The role of a good screen critic is not only to analyse the plot of the given text. While this is a very important aspect of screen criticism, attention and discussion should also be given to elements of mise en scene, coding and motifs, the director’s cinematic traits, character relationships and developments. The screen critic must delve deeper into the text’s context and surrounding factors to give the audience a sense of how the text fits into a historic cinematic and social frame.
The critic’s reaction to the text is paramount to convey within their review. Stating whether they laughed, cried, or were just plain bored can really cause audiences to emotionally relate to what they’re trying to say. Having the courage to say what they honestly feel about a text is what sets some critics apart from others.
A trap that some beginner critics fall into is the act of writing too formally. While it’s important to not ‘dumb things down’ for your audience, it is also wise to get straight to the point when writing a review. A review can be closely likened to a piece of journalistic opinion writing rather than a predominately fact based news piece. Critics can also convey their reviews through broadcast avenues such as radio or television.
The new age critic has found a voice in the online forum. The internet has changed the way screen criticism is communicated, mainly because global perspectives can be sought out almost instantaneously. While this is a great archive for different opinions, criticism has been made on the quality of these reviews, due to anyone with a computer being able to voice their opinion. Sometimes, rather than an in depth analyses of a text, what audiences see and base the judgement of a text on, is a short review about whether to go and watch the text, provided with not a lot of context.
However, arguments have been made that it is about looking in the right places online, to sort out the professional reviews from the ones which are just written by hobbyists. I personally predict that one day, most good and long-form screen criticism will be found online on purposely built websites for such discussion. Due to dwindling numbers engaging in the print media industry, and critics and journalists forced into other avenues of communications, such as online, this will be the likely outcome for new age screen criticism.
I do however believe that film and television magazines are still a popular print option amongst some audiences.
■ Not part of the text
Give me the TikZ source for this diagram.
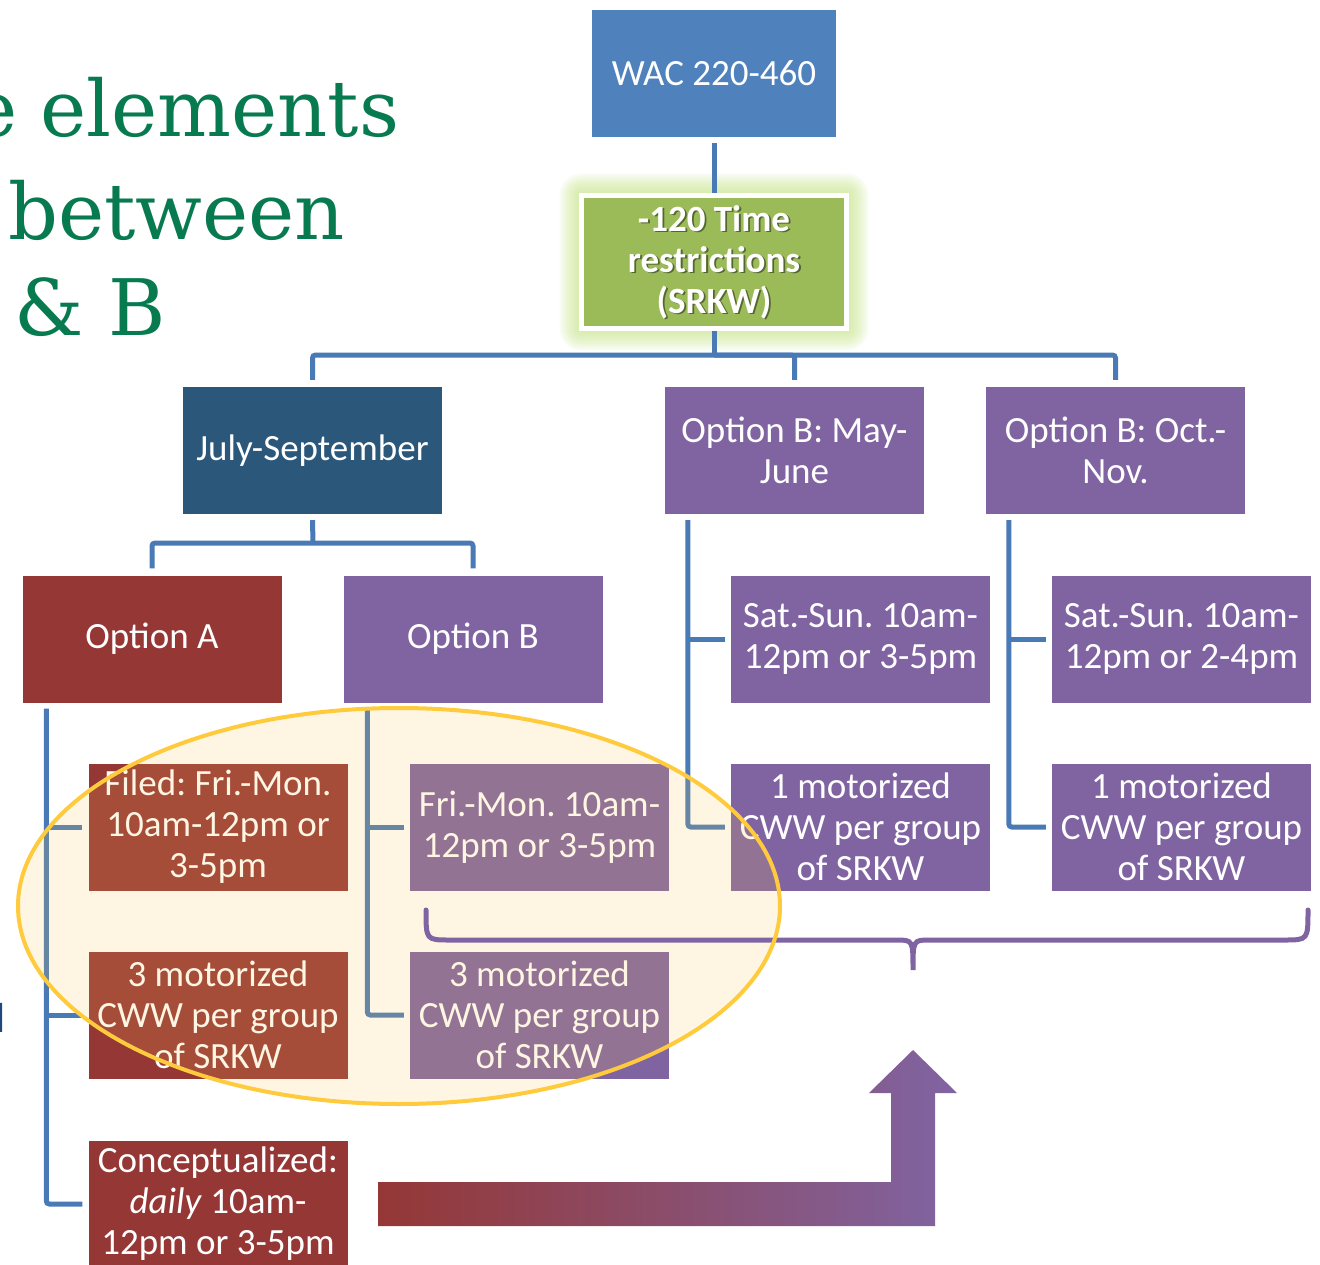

Therefore, magazines may stick around for a little longer than their newspaper counterparts for the role of critics.
Whatever forum the communication of screen criticism is fed through, there are a few factors which should remain the same. A passion for film and television, knowledgeable opinions based on feeling or fact, quality writing or reporting and the courage to reveal ones true reaction to a text, provide all the elements for a great screen critic and review.